begin
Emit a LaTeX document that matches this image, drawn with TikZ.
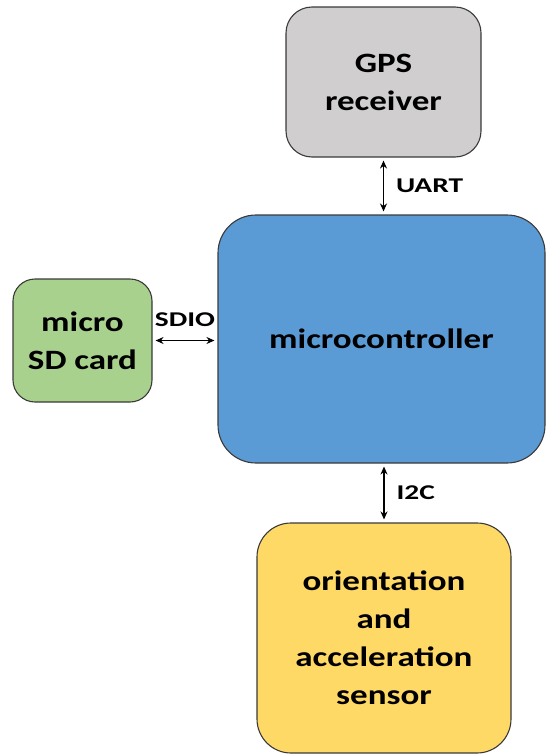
\documentclass[tikz,border=0pt]{standalone}
\usepackage{fontspec}
\setmainfont{Carlito}
\newfontfamily\unitfont[FakeStretch=1.25]{Carlito}
\newfontfamily\busfont[FakeStretch=1.4]{Carlito}
\usetikzlibrary{arrows.meta,positioning,calc}
\definecolor{gpsgray}{HTML}{D0CECE}
\definecolor{mcublue}{HTML}{5B9BD5}
\definecolor{sdgreen}{HTML}{A9D18E}
\definecolor{sensyellow}{HTML}{FFD966}
\definecolor{edgedark}{HTML}{3A3A3A}

\begin{document}
\begin{tikzpicture}[
    x=1pt, y=-1pt,
    unit/.style={draw=edgedark, rectangle, line width=1.1pt, align=center, inner sep=0pt, font=\unitfont\fontsize{28}{38}\selectfont\bfseries},
    bus/.style={{Stealth[length=8pt,width=7pt]}-{Stealth[length=8pt,width=7pt]}, draw=black, line width=1.1pt, shorten <=3pt, shorten >=3pt},
    buslabel/.style={font=\busfont\fontsize{21}{24}\selectfont\bfseries, inner sep=2pt}
  ]
    \useasboundingbox (0,0) rectangle (546,755);
    \node[unit, fill=gpsgray, rounded corners=26pt, minimum width=195pt, minimum height=150pt] (gps) at (383.5,82) {GPS\\receiver};
    \node[unit, fill=mcublue, rounded corners=38pt, minimum width=327pt, minimum height=248pt] (mcu) at (381.5,339) {microcontroller};
    \node[unit, fill=sdgreen, rounded corners=22pt, minimum width=139pt, minimum height=123pt] (sd) at (82.5,340.5) {micro\\SD card};
    \node[unit, fill=sensyellow, rounded corners=34pt, minimum width=254pt, minimum height=230pt] (sensor) at (384,638) {orientation\\and\\acceleration\\sensor};
    \draw[bus] (gps.south) -- node[buslabel, right=10pt] {UART} (gps.south |- mcu.north);
    \draw[bus] (sd.east) -- node[buslabel, above=11pt] {SDIO} (sd.east -| mcu.west);
    \draw[bus] (sensor.north) -- node[buslabel, right=10pt] {I2C} (sensor.north |- mcu.south);
\end{tikzpicture}
\end{document}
end
The material above must be printed exactly, with its pictures left out.

Exercise result >>
Emit a LaTeX document that matches this image, drawn with TikZ.
\documentclass[tikz,border=0pt]{standalone}
\usepackage{fontspec}
\setmainfont{Carlito}
\newfontfamily\unitfont[FakeStretch=1.25]{Carlito}
\newfontfamily\busfont[FakeStretch=1.4]{Carlito}
\usetikzlibrary{arrows.meta,positioning,calc}
\definecolor{gpsgray}{HTML}{D0CECE}
\definecolor{mcublue}{HTML}{5B9BD5}
\definecolor{sdgreen}{HTML}{A9D18E}
\definecolor{sensyellow}{HTML}{FFD966}
\definecolor{edgedark}{HTML}{3A3A3A}

\begin{document}
\begin{tikzpicture}[
    x=1pt, y=-1pt,
    unit/.style={draw=edgedark, rectangle, line width=1.1pt, align=center, inner sep=0pt, font=\unitfont\fontsize{28}{38}\selectfont\bfseries},
    bus/.style={{Stealth[length=8pt,width=7pt]}-{Stealth[length=8pt,width=7pt]}, draw=black, line width=1.1pt, shorten <=3pt, shorten >=3pt},
    buslabel/.style={font=\busfont\fontsize{21}{24}\selectfont\bfseries, inner sep=2pt}
  ]
    \useasboundingbox (0,0) rectangle (546,755);
    \node[unit, fill=gpsgray, rounded corners=26pt, minimum width=195pt, minimum height=150pt] (gps) at (383.5,82) {GPS\\receiver};
    \node[unit, fill=mcublue, rounded corners=38pt, minimum width=327pt, minimum height=248pt] (mcu) at (381.5,339) {microcontroller};
    \node[unit, fill=sdgreen, rounded corners=22pt, minimum width=139pt, minimum height=123pt] (sd) at (82.5,340.5) {micro\\SD card};
    \node[unit, fill=sensyellow, rounded corners=34pt, minimum width=254pt, minimum height=230pt] (sensor) at (384,638) {orientation\\and\\acceleration\\sensor};
    \draw[bus] (gps.south) -- node[buslabel, right=10pt] {UART} (gps.south |- mcu.north);
    \draw[bus] (sd.east) -- node[buslabel, above=11pt] {SDIO} (sd.east -| mcu.west);
    \draw[bus] (sensor.north) -- node[buslabel, right=10pt] {I2C} (sensor.north |- mcu.south);
\end{tikzpicture}
\end{document}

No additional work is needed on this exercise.